• [Your instructions]:
Leave out the pictures and copy everything else below exactly.
§
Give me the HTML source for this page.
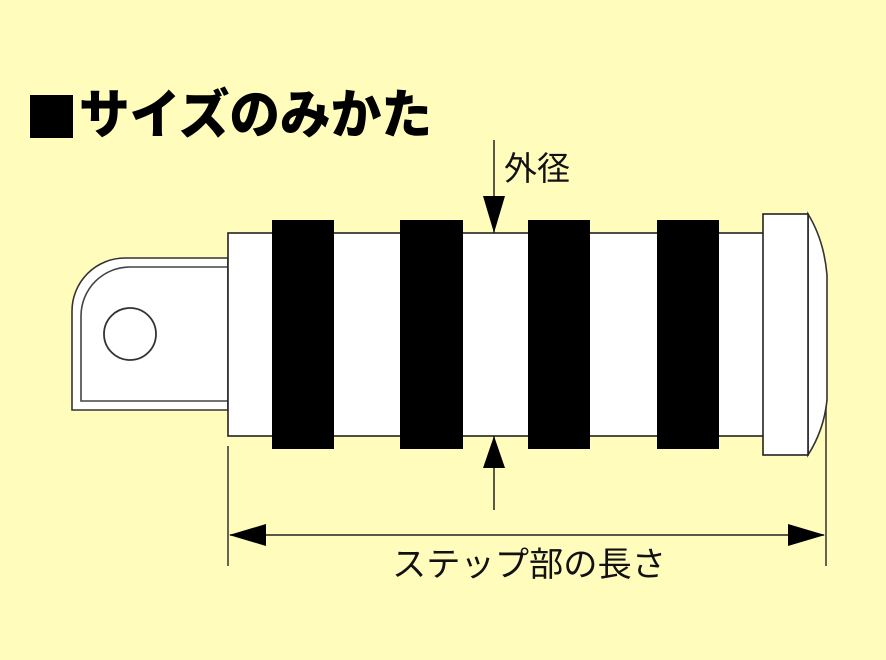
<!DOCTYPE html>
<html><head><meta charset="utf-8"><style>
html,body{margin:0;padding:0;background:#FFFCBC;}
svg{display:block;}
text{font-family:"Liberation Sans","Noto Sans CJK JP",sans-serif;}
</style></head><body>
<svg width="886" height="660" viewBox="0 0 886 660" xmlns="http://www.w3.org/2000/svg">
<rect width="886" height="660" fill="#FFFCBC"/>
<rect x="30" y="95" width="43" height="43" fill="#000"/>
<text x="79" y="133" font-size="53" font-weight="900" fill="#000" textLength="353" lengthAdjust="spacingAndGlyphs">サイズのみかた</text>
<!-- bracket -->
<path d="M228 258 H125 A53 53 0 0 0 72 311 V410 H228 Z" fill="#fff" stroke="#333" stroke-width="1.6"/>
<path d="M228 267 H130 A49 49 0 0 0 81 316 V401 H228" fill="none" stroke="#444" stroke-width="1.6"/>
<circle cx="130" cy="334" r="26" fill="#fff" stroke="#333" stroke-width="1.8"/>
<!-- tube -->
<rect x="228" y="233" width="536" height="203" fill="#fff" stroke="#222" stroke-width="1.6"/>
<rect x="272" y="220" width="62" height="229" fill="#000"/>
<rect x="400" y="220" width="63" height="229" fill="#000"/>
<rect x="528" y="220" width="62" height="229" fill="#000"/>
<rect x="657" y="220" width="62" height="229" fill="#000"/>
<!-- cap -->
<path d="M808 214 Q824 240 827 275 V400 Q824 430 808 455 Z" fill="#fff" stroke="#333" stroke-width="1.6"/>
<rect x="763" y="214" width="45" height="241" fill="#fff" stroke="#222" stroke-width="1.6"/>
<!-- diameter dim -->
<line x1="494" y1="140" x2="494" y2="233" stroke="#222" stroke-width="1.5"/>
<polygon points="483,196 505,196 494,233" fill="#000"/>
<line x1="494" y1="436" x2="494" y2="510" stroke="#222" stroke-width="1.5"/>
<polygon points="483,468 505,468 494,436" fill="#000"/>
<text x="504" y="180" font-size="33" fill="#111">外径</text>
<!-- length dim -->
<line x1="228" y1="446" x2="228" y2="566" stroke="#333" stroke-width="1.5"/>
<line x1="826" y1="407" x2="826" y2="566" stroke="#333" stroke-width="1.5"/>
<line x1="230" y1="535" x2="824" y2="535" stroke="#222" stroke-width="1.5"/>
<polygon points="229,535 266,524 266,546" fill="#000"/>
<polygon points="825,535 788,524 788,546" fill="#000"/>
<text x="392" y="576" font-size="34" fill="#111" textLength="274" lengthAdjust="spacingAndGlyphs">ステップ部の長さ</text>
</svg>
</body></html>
§
• [Response]:
Give me the HTML source for this page.
<!DOCTYPE html>
<html><head><meta charset="utf-8"><style>
html,body{margin:0;padding:0;background:#FFFCBC;}
svg{display:block;}
text{font-family:"Liberation Sans","Noto Sans CJK JP",sans-serif;}
</style></head><body>
<svg width="886" height="660" viewBox="0 0 886 660" xmlns="http://www.w3.org/2000/svg">
<rect width="886" height="660" fill="#FFFCBC"/>
<rect x="30" y="95" width="43" height="43" fill="#000"/>
<text x="79" y="133" font-size="53" font-weight="900" fill="#000" textLength="353" lengthAdjust="spacingAndGlyphs">サイズのみかた</text>
<!-- bracket -->
<path d="M228 258 H125 A53 53 0 0 0 72 311 V410 H228 Z" fill="#fff" stroke="#333" stroke-width="1.6"/>
<path d="M228 267 H130 A49 49 0 0 0 81 316 V401 H228" fill="none" stroke="#444" stroke-width="1.6"/>
<circle cx="130" cy="334" r="26" fill="#fff" stroke="#333" stroke-width="1.8"/>
<!-- tube -->
<rect x="228" y="233" width="536" height="203" fill="#fff" stroke="#222" stroke-width="1.6"/>
<rect x="272" y="220" width="62" height="229" fill="#000"/>
<rect x="400" y="220" width="63" height="229" fill="#000"/>
<rect x="528" y="220" width="62" height="229" fill="#000"/>
<rect x="657" y="220" width="62" height="229" fill="#000"/>
<!-- cap -->
<path d="M808 214 Q824 240 827 275 V400 Q824 430 808 455 Z" fill="#fff" stroke="#333" stroke-width="1.6"/>
<rect x="763" y="214" width="45" height="241" fill="#fff" stroke="#222" stroke-width="1.6"/>
<!-- diameter dim -->
<line x1="494" y1="140" x2="494" y2="233" stroke="#222" stroke-width="1.5"/>
<polygon points="483,196 505,196 494,233" fill="#000"/>
<line x1="494" y1="436" x2="494" y2="510" stroke="#222" stroke-width="1.5"/>
<polygon points="483,468 505,468 494,436" fill="#000"/>
<text x="504" y="180" font-size="33" fill="#111">外径</text>
<!-- length dim -->
<line x1="228" y1="446" x2="228" y2="566" stroke="#333" stroke-width="1.5"/>
<line x1="826" y1="407" x2="826" y2="566" stroke="#333" stroke-width="1.5"/>
<line x1="230" y1="535" x2="824" y2="535" stroke="#222" stroke-width="1.5"/>
<polygon points="229,535 266,524 266,546" fill="#000"/>
<polygon points="825,535 788,524 788,546" fill="#000"/>
<text x="392" y="576" font-size="34" fill="#111" textLength="274" lengthAdjust="spacingAndGlyphs">ステップ部の長さ</text>
</svg>
</body></html>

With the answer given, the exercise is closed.